Light pours in through rectangular stained glass windows in the church’s sanctuary, where each week Rivera leads non-denominational Christian services to a congregation he describes as multicultural and multigenerational.

“Which I like, because it represents the community that we are in,” he says.
Hope Tabernacle offers free hot breakfasts to the community two mornings a week, and it has partnered with a local homeless shelter on cold nights to offer additional space.
Rivera says there is a role for the faith community, as well as social service agencies, in trying to improve the quality of life in this part of Manchester. But he also welcomes the increased police presence.
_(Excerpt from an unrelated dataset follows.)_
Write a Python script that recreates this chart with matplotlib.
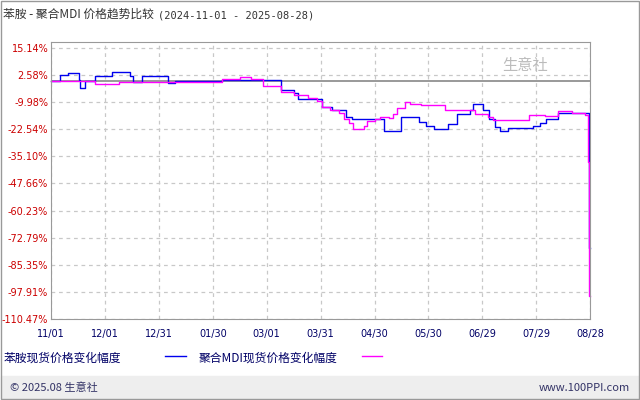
import matplotlib.pyplot as plt

plt.rcParams['font.family'] = ['Noto Sans CJK SC', 'DejaVu Sans']

# day offsets from 2024-11-01, value in %
aniline_days = [0, 5, 9.6, 15.8, 16, 19, 24.5, 34, 44, 45.7, 50.5, 65, 69, 75.5, 95, 128, 135, 137.5,
                150.6, 156.2, 164.2, 167.3, 185, 194.8, 205, 208.7, 213.3, 221, 225.7, 233.2, 234.6,
                240.2, 243.9, 247, 249.9, 254.5, 268.4, 272.1, 275.4, 282.3, 299.2, 300]
aniline_vals = [0, 2.6, 3.6, 0.5, -3.2, 0, 2.3, 4.0, 2.3, -0.5, 2.3, -1.0, 0, 0, 0.5, -4.2, -5.7, -8.4,
                -12.0, -13.5, -16.9, -17.8, -23.3, -16.9, -19.2, -20.9, -22.3, -20.0, -15.3, -13.8, -10.8,
                -13.8, -17.7, -21.5, -23.3, -22.0, -21.1, -19.7, -17.8, -15.0, -77.5, -77.5]

mdi_days = [0, 24.5, 38, 95, 105, 111, 118, 128, 135, 143, 148, 150.6, 155, 160, 163, 166, 168, 174,
            176, 180, 183, 188, 190, 192.5, 197, 200, 206, 219, 235, 236, 243, 246, 255, 266, 275, 282,
            290, 297, 299.0, 299.6, 300]
mdi_vals = [0, -1.4, -0.5, 0.8, 1.7, 0.8, -2.3, -5.3, -6.5, -8.0, -9.6, -12.2, -13.5, -15.0, -17.8, -19.8, -22.3, -21.2,
            -18.9, -17.8, -16.9, -17.5, -15.5, -12.7, -10.1, -10.8, -11.5, -13.5, -13.5, -15.5, -17.0, -18.1, -18.1, -16.0, -16.6, -14.3,
            -15.0, -15.8, -37.5, -100.0, -100.0]

yticks = [15.14, 2.58, -9.98, -22.54, -35.10, -47.66, -60.23, -72.79, -85.35, -97.91, -110.47]
xtick_days = [0, 30, 60, 90, 120, 150, 180, 210, 240, 270, 300]
xtick_labels = ['11/01', '12/01', '12/31', '01/30', '03/01', '03/31', '04/30', '05/30', '06/29', '07/29', '08/28']

fig = plt.figure(figsize=(6.4, 4.0), dpi=100)
fig.patches.append(plt.Rectangle((0.002, 0.002), 0.996, 0.996, transform=fig.transFigure,
                                 fill=False, edgecolor='#999999', lw=1))
fig.patches.append(plt.Rectangle((0.002, 0.002), 0.996, 0.058, transform=fig.transFigure,
                                 color='#eeeeee', zorder=0))
ax = fig.add_axes([0.0797, 0.2025, 0.8425, 0.6925])
ax.set_xlim(0, 300)
ax.set_ylim(-110.47, 17.9)
ax.set_yticks(yticks)
ax.set_yticklabels([f'{v:.2f}%' for v in yticks], color='#cc0000', fontsize=7, family='DejaVu Sans')
ax.set_xticks(xtick_days)
ax.set_xticklabels(xtick_labels, color='#000066', fontsize=7, family='DejaVu Sans')
ax.tick_params(axis='y', length=0, pad=2)
ax.tick_params(axis='x', length=0, pad=7)
ax.grid(True, ls=(0, (3, 3)), color='#c8c8c8', lw=0.9)
ax.axhline(0, color='#888888', lw=1.2, zorder=1)
for s in ax.spines.values():
    s.set_color('#999999')

ax.plot(aniline_days, aniline_vals, drawstyle='steps-post', color='#0000ee', lw=1, clip_on=False)
ax.plot(mdi_days, mdi_vals, drawstyle='steps-post', color='#ff00ff', lw=1, clip_on=False)

ax.text(0.88, 0.90, '生意社', transform=ax.transAxes, fontsize=11, color='#bbbbbb', ha='center')

fig.text(0.005, 0.955, '苯胺 - 聚合MDI 价格趋势比较', fontsize=8.5, color='#333333')
fig.text(0.247, 0.955, '(2024-11-01 - 2025-08-28)', fontsize=7.5, color='#333333', family='DejaVu Sans Mono')

fig.text(0.005, 0.097, '苯胺现货价格变化幅度', fontsize=8.5, color='#000066')
fig.add_artist(plt.Line2D([0.258, 0.29], [0.11, 0.11], color='#0000ee', lw=1))
fig.text(0.31, 0.097, '聚合MDI现货价格变化幅度', fontsize=8.5, color='#000066')
fig.add_artist(plt.Line2D([0.565, 0.597], [0.11, 0.11], color='#ff00ff', lw=1))

fig.text(0.015, 0.022, '© 2025.08 生意社', fontsize=8, color='#333366')
fig.text(0.985, 0.022, 'www.100PPI.com', fontsize=8, color='#333366', ha='right')

fig.savefig('out.png', dpi=100)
“I see that it does help,” he says. “It is not the one and only solution, but it does deter crime. It does deter people from just hanging out, and when people are just hanging out, a lot of times, they just get into trouble.”
Still, Rivera understands that increased policing is not welcomed by everyone.
“The positive for me outweighs that negative. And I'm not saying that negative is not real for people. I know it is real for people. But I like the positive,” he says.
That’s a Problem
Lieutenant Barter’s foot patrol passes close to the church.
Except for someone drinking a beer in a neighborhood park, his beat walk this sunny Thursday was uneventful.
Barter knows anything the police do right now is going to be controversial. It has become harder to earn the public’s trust, and with that, harder to find cooperation, including right here in this neighborhood, where he wants to solve recent crimes.
“When we have three individuals who get shot outside Seven Days Market and nobody wants to talk to the police about what happened, that’s a problem,” he says. “When we have a murder in this neighborhood, and no one wants to talk, and tell us what happened, yet we know folks saw it, that’s a problem.”
Barter knows changing the narrative is going to be difficult.
“It is going to take time, but it is probably going to be one of the hardest things we have to work on,” he says.